It is required that the lines from the top of the listing through the line with "const dochodyMajatkowe = [73, 73, 160, 137, 152, 166];" be reproduced exactly, excluding pictures.

####

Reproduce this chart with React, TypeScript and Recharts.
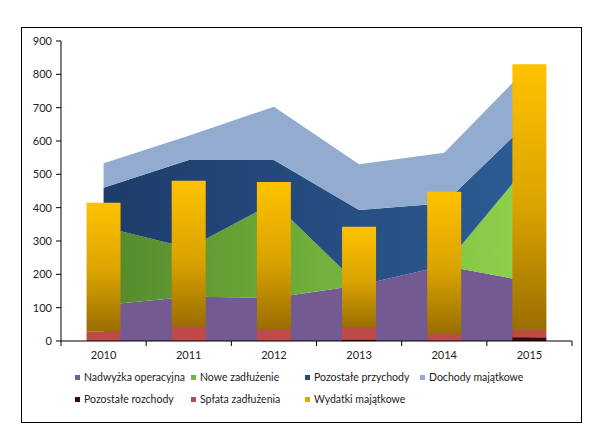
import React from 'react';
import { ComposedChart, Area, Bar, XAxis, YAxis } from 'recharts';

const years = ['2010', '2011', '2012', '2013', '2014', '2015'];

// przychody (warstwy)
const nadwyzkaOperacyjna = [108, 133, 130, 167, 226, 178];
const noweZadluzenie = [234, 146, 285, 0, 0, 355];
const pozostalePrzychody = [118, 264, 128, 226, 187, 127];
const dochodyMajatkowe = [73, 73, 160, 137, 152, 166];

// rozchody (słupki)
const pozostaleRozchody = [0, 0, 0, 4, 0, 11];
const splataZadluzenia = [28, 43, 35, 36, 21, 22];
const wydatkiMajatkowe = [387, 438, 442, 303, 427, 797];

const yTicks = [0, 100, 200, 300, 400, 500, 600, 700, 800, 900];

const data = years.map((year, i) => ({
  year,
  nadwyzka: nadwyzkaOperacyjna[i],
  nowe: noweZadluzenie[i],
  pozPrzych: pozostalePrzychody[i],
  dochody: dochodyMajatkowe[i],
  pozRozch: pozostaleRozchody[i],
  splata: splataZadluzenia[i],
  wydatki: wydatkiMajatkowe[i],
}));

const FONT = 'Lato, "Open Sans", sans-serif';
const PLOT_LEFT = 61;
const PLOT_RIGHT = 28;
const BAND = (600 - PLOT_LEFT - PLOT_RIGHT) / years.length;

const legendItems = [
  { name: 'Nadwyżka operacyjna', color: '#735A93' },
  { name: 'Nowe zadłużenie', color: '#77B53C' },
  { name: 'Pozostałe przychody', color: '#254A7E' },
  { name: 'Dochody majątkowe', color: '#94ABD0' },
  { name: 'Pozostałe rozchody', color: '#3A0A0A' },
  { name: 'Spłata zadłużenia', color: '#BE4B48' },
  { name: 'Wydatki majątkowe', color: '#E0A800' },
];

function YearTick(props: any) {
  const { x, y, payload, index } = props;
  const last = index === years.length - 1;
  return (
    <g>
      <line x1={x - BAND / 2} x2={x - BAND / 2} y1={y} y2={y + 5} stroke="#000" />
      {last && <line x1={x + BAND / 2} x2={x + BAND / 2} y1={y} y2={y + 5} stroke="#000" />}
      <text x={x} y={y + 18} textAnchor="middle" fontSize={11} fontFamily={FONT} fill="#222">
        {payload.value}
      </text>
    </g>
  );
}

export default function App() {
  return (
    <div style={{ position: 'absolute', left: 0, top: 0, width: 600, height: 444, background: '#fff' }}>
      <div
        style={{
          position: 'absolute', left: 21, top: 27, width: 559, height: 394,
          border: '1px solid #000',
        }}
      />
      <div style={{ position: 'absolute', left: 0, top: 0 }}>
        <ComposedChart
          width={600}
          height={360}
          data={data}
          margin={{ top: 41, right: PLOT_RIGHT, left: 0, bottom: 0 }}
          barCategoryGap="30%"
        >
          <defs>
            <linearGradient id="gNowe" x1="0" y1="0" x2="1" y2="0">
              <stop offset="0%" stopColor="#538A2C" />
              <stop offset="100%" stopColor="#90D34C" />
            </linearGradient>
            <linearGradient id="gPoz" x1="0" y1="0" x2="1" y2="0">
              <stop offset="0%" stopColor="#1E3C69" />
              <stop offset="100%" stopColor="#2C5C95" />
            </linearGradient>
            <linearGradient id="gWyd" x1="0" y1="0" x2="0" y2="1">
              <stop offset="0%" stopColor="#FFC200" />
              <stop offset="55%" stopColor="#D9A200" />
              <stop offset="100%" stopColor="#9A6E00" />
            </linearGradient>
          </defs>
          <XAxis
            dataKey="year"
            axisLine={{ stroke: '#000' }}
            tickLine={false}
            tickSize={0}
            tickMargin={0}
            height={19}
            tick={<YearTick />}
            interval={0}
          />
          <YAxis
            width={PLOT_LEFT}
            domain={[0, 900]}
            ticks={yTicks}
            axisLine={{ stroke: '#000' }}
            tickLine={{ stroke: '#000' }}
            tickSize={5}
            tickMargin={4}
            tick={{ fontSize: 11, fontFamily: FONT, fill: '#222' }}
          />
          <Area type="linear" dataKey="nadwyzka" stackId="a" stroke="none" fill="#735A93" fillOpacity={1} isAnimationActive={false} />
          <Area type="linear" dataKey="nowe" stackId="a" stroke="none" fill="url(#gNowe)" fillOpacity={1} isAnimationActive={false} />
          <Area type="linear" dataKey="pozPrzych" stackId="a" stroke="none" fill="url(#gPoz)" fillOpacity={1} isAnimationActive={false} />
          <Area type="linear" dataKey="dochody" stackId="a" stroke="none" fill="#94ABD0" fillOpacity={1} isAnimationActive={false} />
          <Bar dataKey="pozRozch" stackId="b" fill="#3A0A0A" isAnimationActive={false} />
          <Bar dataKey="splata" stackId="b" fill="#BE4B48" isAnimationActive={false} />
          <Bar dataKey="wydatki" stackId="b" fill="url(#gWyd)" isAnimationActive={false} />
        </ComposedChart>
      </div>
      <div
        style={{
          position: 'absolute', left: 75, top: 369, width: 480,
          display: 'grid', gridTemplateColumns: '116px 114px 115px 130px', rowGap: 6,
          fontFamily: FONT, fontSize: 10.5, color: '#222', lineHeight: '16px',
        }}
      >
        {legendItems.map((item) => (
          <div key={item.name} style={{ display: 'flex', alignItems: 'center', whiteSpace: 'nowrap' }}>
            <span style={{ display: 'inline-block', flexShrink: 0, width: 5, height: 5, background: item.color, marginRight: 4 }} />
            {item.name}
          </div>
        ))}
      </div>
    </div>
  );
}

####

### Solution to this problem
Reproduce this chart with React, TypeScript and Recharts.
import React from 'react';
import { ComposedChart, Area, Bar, XAxis, YAxis } from 'recharts';

const years = ['2010', '2011', '2012', '2013', '2014', '2015'];

// przychody (warstwy)
const nadwyzkaOperacyjna = [108, 133, 130, 167, 226, 178];
const noweZadluzenie = [234, 146, 285, 0, 0, 355];
const pozostalePrzychody = [118, 264, 128, 226, 187, 127];
const dochodyMajatkowe = [73, 73, 160, 137, 152, 166];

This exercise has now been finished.